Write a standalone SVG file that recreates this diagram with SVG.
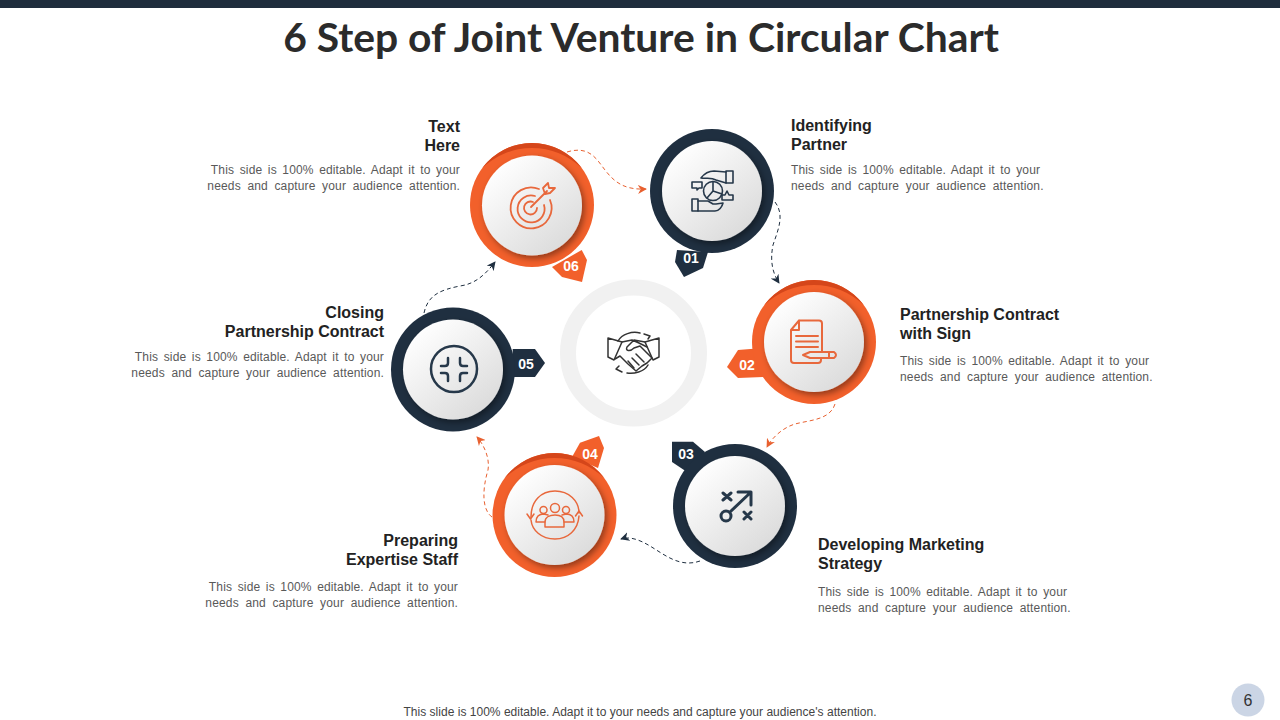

----------------

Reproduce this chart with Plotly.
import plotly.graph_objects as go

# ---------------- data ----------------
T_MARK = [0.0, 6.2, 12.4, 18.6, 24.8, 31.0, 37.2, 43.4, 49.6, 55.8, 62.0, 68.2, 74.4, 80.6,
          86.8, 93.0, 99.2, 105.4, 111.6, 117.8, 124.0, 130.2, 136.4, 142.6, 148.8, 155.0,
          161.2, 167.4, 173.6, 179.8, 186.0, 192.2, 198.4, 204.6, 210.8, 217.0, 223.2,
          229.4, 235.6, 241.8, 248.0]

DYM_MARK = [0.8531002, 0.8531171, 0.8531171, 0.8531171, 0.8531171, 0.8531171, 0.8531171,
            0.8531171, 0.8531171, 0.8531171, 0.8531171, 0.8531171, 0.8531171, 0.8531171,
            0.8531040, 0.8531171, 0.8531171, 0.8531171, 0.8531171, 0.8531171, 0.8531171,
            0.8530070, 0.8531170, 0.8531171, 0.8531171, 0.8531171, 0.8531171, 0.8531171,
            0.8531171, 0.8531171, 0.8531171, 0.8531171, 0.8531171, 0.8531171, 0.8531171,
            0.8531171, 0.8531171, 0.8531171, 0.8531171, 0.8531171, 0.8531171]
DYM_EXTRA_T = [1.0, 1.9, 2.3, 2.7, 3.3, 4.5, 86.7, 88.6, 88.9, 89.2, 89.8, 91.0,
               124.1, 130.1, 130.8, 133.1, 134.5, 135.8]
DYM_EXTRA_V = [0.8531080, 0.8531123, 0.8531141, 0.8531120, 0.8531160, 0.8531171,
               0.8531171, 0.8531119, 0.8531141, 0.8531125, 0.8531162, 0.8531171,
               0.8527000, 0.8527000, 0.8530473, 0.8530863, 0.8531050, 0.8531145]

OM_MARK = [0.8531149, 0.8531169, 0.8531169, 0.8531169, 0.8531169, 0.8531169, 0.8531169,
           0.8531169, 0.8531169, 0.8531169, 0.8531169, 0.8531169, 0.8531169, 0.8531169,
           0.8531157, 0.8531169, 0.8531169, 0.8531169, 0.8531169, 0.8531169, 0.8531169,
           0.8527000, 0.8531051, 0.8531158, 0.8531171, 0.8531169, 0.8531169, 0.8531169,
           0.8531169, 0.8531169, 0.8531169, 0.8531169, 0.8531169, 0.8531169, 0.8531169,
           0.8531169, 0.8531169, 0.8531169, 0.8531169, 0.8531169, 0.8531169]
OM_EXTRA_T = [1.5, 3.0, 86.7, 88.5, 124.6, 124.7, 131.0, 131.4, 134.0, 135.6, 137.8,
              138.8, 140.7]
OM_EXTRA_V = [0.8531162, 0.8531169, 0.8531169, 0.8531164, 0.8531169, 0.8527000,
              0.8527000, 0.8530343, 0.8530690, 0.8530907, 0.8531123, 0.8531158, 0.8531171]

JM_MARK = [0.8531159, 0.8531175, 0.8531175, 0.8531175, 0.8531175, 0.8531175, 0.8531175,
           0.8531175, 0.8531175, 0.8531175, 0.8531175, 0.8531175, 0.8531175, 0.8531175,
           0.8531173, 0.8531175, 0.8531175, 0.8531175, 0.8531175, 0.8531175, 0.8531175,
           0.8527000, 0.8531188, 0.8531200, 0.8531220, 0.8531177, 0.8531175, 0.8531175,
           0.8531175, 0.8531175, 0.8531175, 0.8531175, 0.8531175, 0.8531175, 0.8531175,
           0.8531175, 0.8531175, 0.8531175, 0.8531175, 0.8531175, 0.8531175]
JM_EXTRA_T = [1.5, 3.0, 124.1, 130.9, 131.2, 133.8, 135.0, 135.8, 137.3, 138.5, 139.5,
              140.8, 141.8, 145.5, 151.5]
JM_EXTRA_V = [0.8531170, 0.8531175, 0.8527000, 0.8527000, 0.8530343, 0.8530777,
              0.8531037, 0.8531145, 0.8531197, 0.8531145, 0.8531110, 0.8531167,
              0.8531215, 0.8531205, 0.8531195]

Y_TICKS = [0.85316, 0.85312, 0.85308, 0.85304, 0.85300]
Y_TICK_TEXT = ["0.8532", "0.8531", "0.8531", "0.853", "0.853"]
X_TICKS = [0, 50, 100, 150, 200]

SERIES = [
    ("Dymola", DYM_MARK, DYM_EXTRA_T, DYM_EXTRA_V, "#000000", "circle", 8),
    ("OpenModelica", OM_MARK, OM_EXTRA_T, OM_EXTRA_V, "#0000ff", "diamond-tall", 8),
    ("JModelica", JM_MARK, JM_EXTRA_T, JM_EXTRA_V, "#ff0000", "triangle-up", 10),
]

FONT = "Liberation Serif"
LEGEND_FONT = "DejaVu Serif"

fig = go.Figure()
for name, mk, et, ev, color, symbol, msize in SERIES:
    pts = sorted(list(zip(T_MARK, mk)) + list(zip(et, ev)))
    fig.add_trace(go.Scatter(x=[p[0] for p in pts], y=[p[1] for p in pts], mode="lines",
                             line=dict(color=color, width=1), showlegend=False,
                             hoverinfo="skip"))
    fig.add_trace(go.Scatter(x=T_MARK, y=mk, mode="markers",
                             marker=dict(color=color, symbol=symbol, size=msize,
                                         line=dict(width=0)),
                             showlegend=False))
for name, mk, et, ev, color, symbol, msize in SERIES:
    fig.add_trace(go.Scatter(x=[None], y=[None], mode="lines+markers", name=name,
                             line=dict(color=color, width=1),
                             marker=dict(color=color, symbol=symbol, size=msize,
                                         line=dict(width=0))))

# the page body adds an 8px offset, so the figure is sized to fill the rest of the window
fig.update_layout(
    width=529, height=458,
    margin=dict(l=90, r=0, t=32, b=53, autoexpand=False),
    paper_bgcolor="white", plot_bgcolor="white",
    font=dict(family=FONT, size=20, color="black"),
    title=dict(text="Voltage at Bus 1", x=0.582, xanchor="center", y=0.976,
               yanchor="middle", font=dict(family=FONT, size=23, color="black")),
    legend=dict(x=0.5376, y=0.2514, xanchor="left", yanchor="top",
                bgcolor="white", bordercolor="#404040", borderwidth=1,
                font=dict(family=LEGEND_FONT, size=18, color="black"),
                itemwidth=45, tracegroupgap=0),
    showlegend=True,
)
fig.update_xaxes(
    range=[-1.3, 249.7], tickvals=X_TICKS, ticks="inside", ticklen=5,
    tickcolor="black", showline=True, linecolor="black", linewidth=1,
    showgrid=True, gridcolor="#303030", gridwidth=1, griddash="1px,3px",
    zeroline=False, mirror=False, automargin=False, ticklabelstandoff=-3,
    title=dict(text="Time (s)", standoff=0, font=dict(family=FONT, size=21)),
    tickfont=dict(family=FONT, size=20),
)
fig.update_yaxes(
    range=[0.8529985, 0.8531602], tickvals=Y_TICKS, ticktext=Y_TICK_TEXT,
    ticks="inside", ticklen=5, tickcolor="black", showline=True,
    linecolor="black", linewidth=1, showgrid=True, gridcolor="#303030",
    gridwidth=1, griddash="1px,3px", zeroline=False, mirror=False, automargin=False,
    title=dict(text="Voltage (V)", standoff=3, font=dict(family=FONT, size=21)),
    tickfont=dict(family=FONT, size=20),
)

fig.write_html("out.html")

----------------

Exercise instructions → Exactly the lines from the line that has "Reproduce this chart with Plotly." through the line that has "import plotly.graph_objects as go" are to be repeated, both included, with nothing added.

Exercise answer →
Reproduce this chart with Plotly.
import plotly.graph_objects as go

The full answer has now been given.